# [PROBLEM DESCRIPTION]
Omit every picture, and retype the lines that run from the beginning of the data below through the line containing "const calloutValue = 2250;", inclusive.

# [GIVEN DATA]
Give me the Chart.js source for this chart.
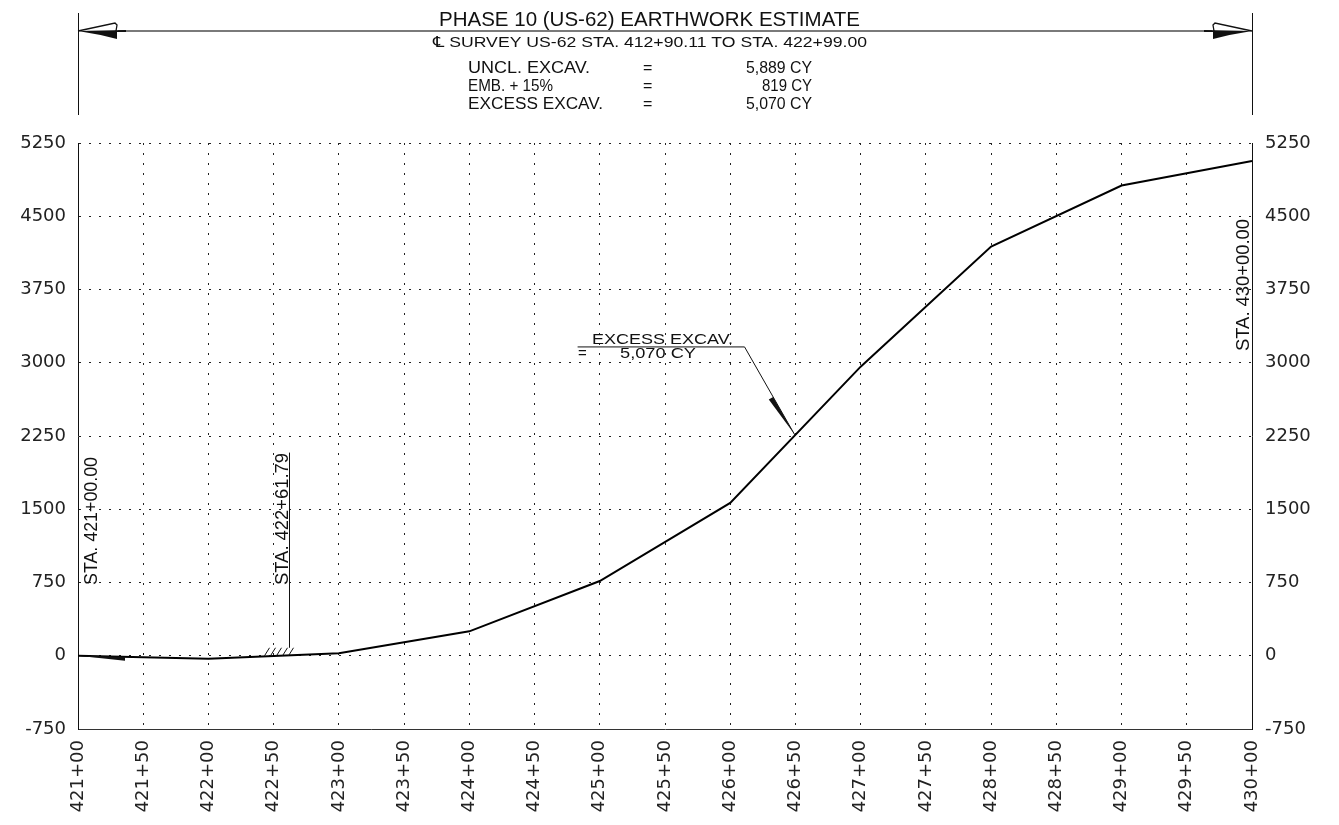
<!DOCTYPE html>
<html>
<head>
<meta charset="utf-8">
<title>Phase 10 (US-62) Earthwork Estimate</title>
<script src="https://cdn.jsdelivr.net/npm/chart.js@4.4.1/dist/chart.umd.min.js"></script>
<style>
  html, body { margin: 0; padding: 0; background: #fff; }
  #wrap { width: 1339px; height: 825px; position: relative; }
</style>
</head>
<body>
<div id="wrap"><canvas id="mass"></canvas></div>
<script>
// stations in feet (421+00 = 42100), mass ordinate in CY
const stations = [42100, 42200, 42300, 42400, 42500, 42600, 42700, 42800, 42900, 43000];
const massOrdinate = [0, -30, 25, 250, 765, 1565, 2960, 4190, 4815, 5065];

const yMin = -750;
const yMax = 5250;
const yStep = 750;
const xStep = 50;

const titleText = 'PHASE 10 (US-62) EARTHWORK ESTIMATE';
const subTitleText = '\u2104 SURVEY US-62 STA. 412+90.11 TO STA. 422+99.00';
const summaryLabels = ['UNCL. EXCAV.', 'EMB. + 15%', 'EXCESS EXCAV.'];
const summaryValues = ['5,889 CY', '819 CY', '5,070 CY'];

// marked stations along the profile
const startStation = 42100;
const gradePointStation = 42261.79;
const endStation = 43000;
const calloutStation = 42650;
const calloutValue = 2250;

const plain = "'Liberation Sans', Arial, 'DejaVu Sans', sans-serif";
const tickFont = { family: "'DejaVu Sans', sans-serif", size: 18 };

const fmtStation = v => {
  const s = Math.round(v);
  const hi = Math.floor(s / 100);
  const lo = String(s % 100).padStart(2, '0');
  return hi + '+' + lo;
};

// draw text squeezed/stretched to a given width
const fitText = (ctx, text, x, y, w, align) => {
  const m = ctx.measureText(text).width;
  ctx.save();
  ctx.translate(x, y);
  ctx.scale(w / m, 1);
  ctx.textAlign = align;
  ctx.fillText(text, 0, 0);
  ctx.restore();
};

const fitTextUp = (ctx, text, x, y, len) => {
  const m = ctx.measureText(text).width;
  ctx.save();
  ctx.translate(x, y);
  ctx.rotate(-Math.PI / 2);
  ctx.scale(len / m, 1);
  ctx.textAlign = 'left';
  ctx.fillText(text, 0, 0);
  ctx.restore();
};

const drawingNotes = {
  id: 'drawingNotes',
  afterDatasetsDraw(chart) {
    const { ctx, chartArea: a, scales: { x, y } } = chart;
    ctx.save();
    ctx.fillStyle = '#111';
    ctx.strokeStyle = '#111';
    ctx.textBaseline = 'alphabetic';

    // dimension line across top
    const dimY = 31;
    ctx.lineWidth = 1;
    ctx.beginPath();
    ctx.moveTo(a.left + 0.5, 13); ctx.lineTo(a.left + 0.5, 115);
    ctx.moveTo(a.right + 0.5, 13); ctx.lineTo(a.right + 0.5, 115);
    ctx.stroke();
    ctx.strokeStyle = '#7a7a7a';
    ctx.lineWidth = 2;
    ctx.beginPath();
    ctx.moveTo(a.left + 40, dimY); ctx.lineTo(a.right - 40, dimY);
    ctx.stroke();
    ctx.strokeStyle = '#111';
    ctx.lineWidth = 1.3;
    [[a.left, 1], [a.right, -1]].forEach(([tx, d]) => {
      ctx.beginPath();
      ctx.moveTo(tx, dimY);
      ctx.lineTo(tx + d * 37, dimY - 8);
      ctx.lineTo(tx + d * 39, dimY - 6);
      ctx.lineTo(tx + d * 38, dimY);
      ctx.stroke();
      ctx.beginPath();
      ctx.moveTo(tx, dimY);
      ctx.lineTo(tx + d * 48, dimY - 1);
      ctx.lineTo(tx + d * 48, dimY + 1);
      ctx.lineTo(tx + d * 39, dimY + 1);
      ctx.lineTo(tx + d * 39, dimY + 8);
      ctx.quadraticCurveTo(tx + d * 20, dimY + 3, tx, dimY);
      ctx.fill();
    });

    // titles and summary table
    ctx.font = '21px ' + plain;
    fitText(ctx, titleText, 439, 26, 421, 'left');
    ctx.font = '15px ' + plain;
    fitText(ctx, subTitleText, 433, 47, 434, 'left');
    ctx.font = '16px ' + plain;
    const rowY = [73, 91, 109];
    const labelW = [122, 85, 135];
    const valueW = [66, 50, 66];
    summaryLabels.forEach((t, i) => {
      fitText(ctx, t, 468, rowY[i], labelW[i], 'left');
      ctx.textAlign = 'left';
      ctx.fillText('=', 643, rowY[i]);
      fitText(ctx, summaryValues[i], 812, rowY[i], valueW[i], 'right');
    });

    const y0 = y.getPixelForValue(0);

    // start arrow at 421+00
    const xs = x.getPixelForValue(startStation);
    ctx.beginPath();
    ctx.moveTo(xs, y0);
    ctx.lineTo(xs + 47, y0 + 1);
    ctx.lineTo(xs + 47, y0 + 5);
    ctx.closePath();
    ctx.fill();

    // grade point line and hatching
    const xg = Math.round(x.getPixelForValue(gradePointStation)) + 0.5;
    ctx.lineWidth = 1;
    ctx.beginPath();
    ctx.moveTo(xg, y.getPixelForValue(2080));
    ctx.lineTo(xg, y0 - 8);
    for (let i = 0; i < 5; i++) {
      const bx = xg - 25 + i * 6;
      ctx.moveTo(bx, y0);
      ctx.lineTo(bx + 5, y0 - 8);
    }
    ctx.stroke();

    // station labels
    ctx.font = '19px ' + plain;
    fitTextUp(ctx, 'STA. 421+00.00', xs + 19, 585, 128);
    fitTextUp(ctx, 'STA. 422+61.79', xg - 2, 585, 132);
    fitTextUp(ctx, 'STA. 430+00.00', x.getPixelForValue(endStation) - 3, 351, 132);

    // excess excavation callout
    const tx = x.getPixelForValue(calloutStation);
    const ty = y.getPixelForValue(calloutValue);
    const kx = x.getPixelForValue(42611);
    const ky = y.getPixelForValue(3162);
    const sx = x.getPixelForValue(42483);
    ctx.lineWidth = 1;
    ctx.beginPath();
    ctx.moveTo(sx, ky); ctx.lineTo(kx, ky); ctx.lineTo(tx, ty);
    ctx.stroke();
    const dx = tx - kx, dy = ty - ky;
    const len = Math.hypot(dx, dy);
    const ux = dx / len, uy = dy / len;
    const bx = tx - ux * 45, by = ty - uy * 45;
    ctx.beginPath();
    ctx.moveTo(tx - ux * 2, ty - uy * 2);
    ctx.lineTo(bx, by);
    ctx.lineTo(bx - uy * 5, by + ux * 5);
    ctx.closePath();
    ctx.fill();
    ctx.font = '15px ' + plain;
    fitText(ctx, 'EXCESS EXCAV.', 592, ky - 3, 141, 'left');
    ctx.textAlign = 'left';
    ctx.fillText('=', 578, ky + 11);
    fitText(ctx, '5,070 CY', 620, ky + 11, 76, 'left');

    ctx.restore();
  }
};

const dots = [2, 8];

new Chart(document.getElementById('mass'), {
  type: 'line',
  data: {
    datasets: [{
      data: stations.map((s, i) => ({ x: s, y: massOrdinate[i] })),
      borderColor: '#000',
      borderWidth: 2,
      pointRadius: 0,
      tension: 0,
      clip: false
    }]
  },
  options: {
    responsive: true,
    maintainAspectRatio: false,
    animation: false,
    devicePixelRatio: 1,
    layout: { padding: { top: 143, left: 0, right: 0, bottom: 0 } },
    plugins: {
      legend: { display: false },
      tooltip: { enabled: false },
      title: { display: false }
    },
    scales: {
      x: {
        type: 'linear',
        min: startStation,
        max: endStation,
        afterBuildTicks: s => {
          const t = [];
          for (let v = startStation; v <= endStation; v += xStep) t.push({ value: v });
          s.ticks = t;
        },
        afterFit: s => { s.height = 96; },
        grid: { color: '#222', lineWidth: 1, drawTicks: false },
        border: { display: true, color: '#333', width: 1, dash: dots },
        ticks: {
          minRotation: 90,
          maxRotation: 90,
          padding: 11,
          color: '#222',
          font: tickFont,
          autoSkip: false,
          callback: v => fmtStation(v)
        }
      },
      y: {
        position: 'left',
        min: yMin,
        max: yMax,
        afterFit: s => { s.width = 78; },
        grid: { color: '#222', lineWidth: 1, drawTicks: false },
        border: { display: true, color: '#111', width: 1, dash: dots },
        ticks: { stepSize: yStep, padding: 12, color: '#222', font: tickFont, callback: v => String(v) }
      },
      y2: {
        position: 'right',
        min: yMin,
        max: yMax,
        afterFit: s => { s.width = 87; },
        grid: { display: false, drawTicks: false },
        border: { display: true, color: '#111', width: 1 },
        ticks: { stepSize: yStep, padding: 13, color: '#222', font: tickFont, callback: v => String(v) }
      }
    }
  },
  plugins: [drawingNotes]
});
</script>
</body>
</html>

# [ANSWER TO THIS PROBLEM]
Give me the Chart.js source for this chart.
<!DOCTYPE html>
<html>
<head>
<meta charset="utf-8">
<title>Phase 10 (US-62) Earthwork Estimate</title>
<script src="https://cdn.jsdelivr.net/npm/chart.js@4.4.1/dist/chart.umd.min.js"></script>
<style>
  html, body { margin: 0; padding: 0; background: #fff; }
  #wrap { width: 1339px; height: 825px; position: relative; }
</style>
</head>
<body>
<div id="wrap"><canvas id="mass"></canvas></div>
<script>
// stations in feet (421+00 = 42100), mass ordinate in CY
const stations = [42100, 42200, 42300, 42400, 42500, 42600, 42700, 42800, 42900, 43000];
const massOrdinate = [0, -30, 25, 250, 765, 1565, 2960, 4190, 4815, 5065];

const yMin = -750;
const yMax = 5250;
const yStep = 750;
const xStep = 50;

const titleText = 'PHASE 10 (US-62) EARTHWORK ESTIMATE';
const subTitleText = '\u2104 SURVEY US-62 STA. 412+90.11 TO STA. 422+99.00';
const summaryLabels = ['UNCL. EXCAV.', 'EMB. + 15%', 'EXCESS EXCAV.'];
const summaryValues = ['5,889 CY', '819 CY', '5,070 CY'];

// marked stations along the profile
const startStation = 42100;
const gradePointStation = 42261.79;
const endStation = 43000;
const calloutStation = 42650;
const calloutValue = 2250;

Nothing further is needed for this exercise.